The quotations are from the Observer-Review article cited below.
Tom Reed listens to his constituents at Hector, NY, or does he?
HECTOR—Marcellus Shale hydraulic fracturing and the proposed Reading liquid petroleum gas storage facility ended up being the main focuses of a town hall meeting held by Rep. Tom Reed (R-Corning), Saturday, Aug. 27.
Around 50 members of the public came to the meeting at the Hector town hall. Reed started out the meeting by focusing on the current financial state of the country, before fracking took over. Comments from the public led from the economy and business when Hector resident Lynn Gulkis said area business here depends on tourism. She said, “fracking cannot be allowed in Hector” as that process would threaten tourism.
Reed replied by saying he has connections to this area (a hunting cabin in the Finger Lakes National Forest and a cottage on Keuka Lake). He said if fracking can be done safely and responsibly, then it should be allowed. He added he has driven through Pennsylvania and talked to businesses where drilling is allowed, finding some that do support it.

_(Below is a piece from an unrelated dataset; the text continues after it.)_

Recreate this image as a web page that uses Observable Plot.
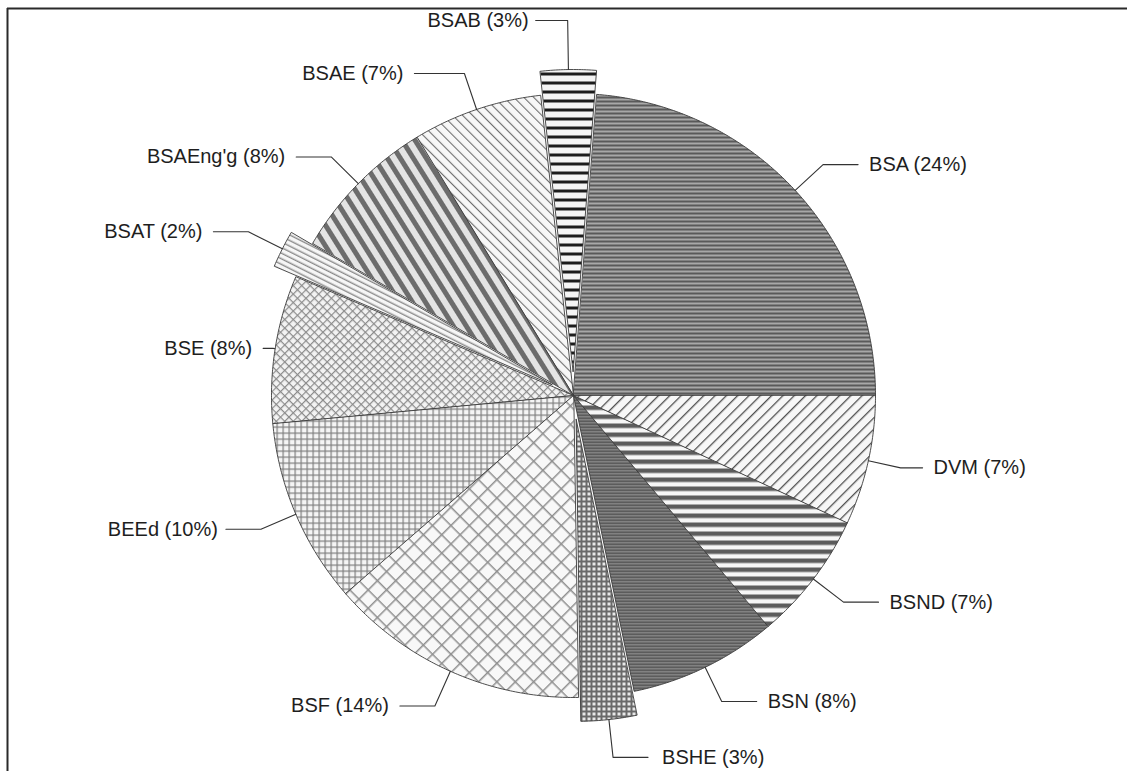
<!DOCTYPE html>
<html>
<head>
<meta charset="utf-8">
<script src="https://cdn.jsdelivr.net/npm/d3@7"></script>
<script src="https://cdn.jsdelivr.net/npm/@observablehq/plot@0.6"></script>
<style>
  html, body { margin: 0; padding: 0; background: #fff; }
  #chart svg { display: block; }
</style>
</head>
<body>
<div id="chart"></div>
<script>
// Degree programs and their share of enrollees (%), in drawing order
const programs = ["BSA", "BSAB", "BSAE", "BSAEng'g", "BSAT", "BSE", "BEEd", "BSF", "BSHE", "BSN", "BSND", "DVM"];
const shares   = [24, 3, 7, 8, 2, 8, 10, 14, 3, 8, 7, 7];
// Slices pulled out of the pie
const exploded = ["BSAB", "BSAT", "BSHE"];

// ---- layout ----
const W = 1127, H = 771;
const cx = 573, cy = 395, R = 302;   // pie centre and radius (px)
const pull = 24;                      // offset of exploded slices
const bend = 38;                      // radial length of leader lines
const tail = 35;                      // horizontal run of leader lines
const gap = 11;                       // space between leader and label
const bendOverride = {"BSAB": 49, "BSE": 2, "DVM": 33};
const tailOverride = {"BSE": 10, "DVM": 22, "BSAE": 50, "BSAB": 32};
const gapOverride = {"BSAB": 7, "BSHE": 14, "BEEd": 8};

// fill pattern for each program
const patternOf = {
  "BSA": "p-bsa", "BSAB": "p-bsab", "BSAE": "p-bsae", "BSAEng'g": "p-bsaeng",
  "BSAT": "p-bsat", "BSE": "p-bse", "BEEd": "p-beed", "BSF": "p-bsf",
  "BSHE": "p-bshe", "BSN": "p-bsn", "BSND": "p-bsnd", "DVM": "p-dvm"
};

// angle in degrees, clockwise from 12 o'clock -> page coordinates
const polar = (ox, oy, r, deg) => {
  const a = deg * Math.PI / 180;
  return [ox + r * Math.sin(a), oy - r * Math.cos(a)];
};

// pie runs counter-clockwise starting at 3 o'clock
const total = d3.sum(shares);
const ends = d3.cumsum(shares);
const slices = programs.map((name, i) => {
  const a0 = 90 - (ends[i] - shares[i]) / total * 360;
  const a1 = 90 - ends[i] / total * 360;
  const mid = (a0 + a1) / 2;
  const [ox, oy] = exploded.includes(name) ? polar(cx, cy, pull, mid) : [cx, cy];
  return {name, share: shares[i], a0, a1, mid, ox, oy};
});

// outline points of each wedge
const wedgePts = [];
for (const s of slices) {
  wedgePts.push({name: s.name, pat: `url(#${patternOf[s.name]})`, x: s.ox, y: s.oy});
  const n = Math.max(2, Math.ceil((s.a0 - s.a1) / 0.5));
  for (let k = 0; k <= n; ++k) {
    const [x, y] = polar(s.ox, s.oy, R, s.a0 - (s.a0 - s.a1) * k / n);
    wedgePts.push({name: s.name, pat: `url(#${patternOf[s.name]})`, x, y});
  }
}

// leader lines and label anchors
const leaderPts = [];
const labels = [];
for (const s of slices) {
  const side = Math.sin(s.mid * Math.PI / 180) >= 0 ? 1 : -1;
  const b = bendOverride[s.name] ?? bend;
  const t = tailOverride[s.name] ?? tail;
  const g = gapOverride[s.name] ?? gap;
  const [x0, y0] = polar(s.ox, s.oy, R, s.mid);
  const [x1, y1] = polar(s.ox, s.oy, R + b, s.mid);
  const x2 = x1 + side * t;
  leaderPts.push({name: s.name, x: x0, y: y0}, {name: s.name, x: x1, y: y1}, {name: s.name, x: x2, y: y1});
  labels.push({text: `${s.name} (${s.share}%)`, x: x2 + side * g, y: y1, side});
}

const font = "'Liberation Sans', Arial, Helvetica, sans-serif";

const svg = Plot.plot({
  width: W,
  height: H,
  margin: 0,
  x: {domain: [0, W], range: [0, W], axis: null},
  y: {domain: [0, H], range: [0, H], axis: null},
  color: {type: "identity"},
  style: {fontFamily: font, background: "#fff"},
  marks: [
    // frame
    Plot.ruleY([8], {x1: 7, x2: W, stroke: "#2a2a2a", strokeWidth: 2}),
    Plot.ruleX([7], {y1: 8, y2: H, stroke: "#2a2a2a", strokeWidth: 2}),
    // wedges
    Plot.line(wedgePts, {x: "x", y: "y", z: "name", fill: "pat", stroke: "#3a3a3a",
      strokeWidth: 0.9, curve: "linear-closed"}),
    // leaders
    Plot.line(leaderPts, {x: "x", y: "y", z: "name", stroke: "#333", strokeWidth: 1.1}),
    // labels
    Plot.text(labels.filter(d => d.side > 0), {x: "x", y: "y", text: "text", textAnchor: "start",
      fontSize: 20, fill: "#1e1e1e"}),
    Plot.text(labels.filter(d => d.side < 0), {x: "x", y: "y", text: "text", textAnchor: "end",
      fontSize: 20, fill: "#1e1e1e"})
  ]
});

// hatch patterns used by the wedges
function stripes(id, period, lineW, color, bg, angle) {
  return `<pattern id="${id}" patternUnits="userSpaceOnUse" width="${period}" height="${period}" patternTransform="rotate(${angle})">
    <rect width="${period}" height="${period}" fill="${bg}"/>
    <rect x="0" y="0" width="${lineW}" height="${period}" fill="${color}"/>
  </pattern>`;
}
function grid(id, period, lineW, color, bg, angle) {
  return `<pattern id="${id}" patternUnits="userSpaceOnUse" width="${period}" height="${period}" patternTransform="rotate(${angle})">
    <rect width="${period}" height="${period}" fill="${bg}"/>
    <rect x="0" y="0" width="${lineW}" height="${period}" fill="${color}"/>
    <rect x="0" y="0" width="${period}" height="${lineW}" fill="${color}"/>
  </pattern>`;
}
const batMid = slices.find(s => s.name === "BSAT").mid;
const defs = document.createElementNS("http://www.w3.org/2000/svg", "defs");
defs.innerHTML = [
  stripes("p-bsa", 4, 2, "#5a5a5a", "#a8a8a8", 90),
  stripes("p-bsab", 9, 3, "#1c1c1c", "#f4f4f4", 90),
  stripes("p-bsae", 7, 1.1, "#6e6e6e", "#f7f7f7", -45),
  stripes("p-bsaeng", 11, 5, "#6c6c6c", "#e4e4e4", -32),
  stripes("p-bsat", 5, 1.4, "#8a8a8a", "#f6f6f6", batMid),
  grid("p-bse", 6, 1.2, "#8c8c8c", "#f3f3f3", 45),
  grid("p-beed", 6, 1.2, "#7e7e7e", "#f5f5f5", 0),
  grid("p-bsf", 13, 1.5, "#8f8f8f", "#f8f8f8", 45),
  grid("p-bshe", 5, 2, "#6a6a6a", "#e8e8e8", 0),
  stripes("p-bsn", 3, 1.5, "#4a4a4a", "#939393", 90),
  stripes("p-bsnd", 9, 4.5, "#5c5c5c", "#f6f6f6", 90),
  stripes("p-dvm", 8, 1.3, "#505050", "#f7f7f7", 45)
].join("\n");
svg.insertBefore(defs, svg.firstChild);

document.getElementById("chart").appendChild(svg);
</script>
</body>
</html>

Oh, really–some do support it. Who knew?
Libby Foust, Trumansburg resident whose family owns a farm in Troy, Pa., interjected that yes the money the gas companies pays is lucrative, “but that’s not the only thing.” She said her family farm was destroyed and she helped her father move out of the Troy home because the land was no longer usable.
“Farmers tell me it’s worth it,” said Reed. He added there is a point and counter point to all arguments. He said the fracking process needs oversight and reasonable regulations. Reed also promised during the meeting to visit Foust’s farm to see what has happened there.
When told by the audience if he supported hydrofracking he was not the representative for them, Reed replied that “I am who I am. I am in support of the industry of natural gas.” He added about natural gas drilling and clean water, “why in America can’t we have both?”
Why indeed? Is it possible that the two are incompatible, or only that strict regulations, an unlikely prospect, would be needed?
Reed was also questioned about oil and gas companies being exempt from the federal Clean Air and Clean Water Acts. He replied that regulating Marcellus Shale drilling should be done by the states. He explained that having the federal government making rules was “big government.” Reed added the federal government would just create “one size fits all” regulations which might not work in every state. This was met with comments from the public that “water doesn’t stop at borders.” Reed also said on the state level there is a chance of the Finger Lakes being exempt from the drilling like the proposed Syracuse and New York City watersheds.
Is there a valid reason that “regulating Marcellus Shale drilling should be done by the states?” Besides dropping buzzwords, Tom didn’t explain? If fracking is too dangerous for the Finger Lakes, why is it acceptable in the Susquehanna watershed for example?
Near the end of the meeting Reed was asked for his stance on the proposed Inergy liquid petroleum gas storage and transfer station in Reading. He said he didn’t know enough about the project, but that the New York State Department of Environmental Conservation should handle it, which is what is happening. Comments from the public once again said the industry would impact tourism.
“Why can’t we do both?” Reed said.
Discussion about the economy at the start of the meeting included a member of the public suggesting taxes be raised. Reed countered with “that will kill the economy.”
He added that Pres. Barack Obama had the chance to raise taxes before Republicans took control of the House of Representatives. Reed also said since Obama extended the Bush era tax cuts, he now refers to them as “Obama tax cuts.”
Oh, is that right? Reed is as slippery as an eel, isn’t he? Yet one would think that since Tom never considered a tax cut he didn’t like, “Obama tax cuts” would be a good thing in his opinion.
Did Tom listen to his constituents at Hector. This Observer-Review article suggests that mostly he argued with them.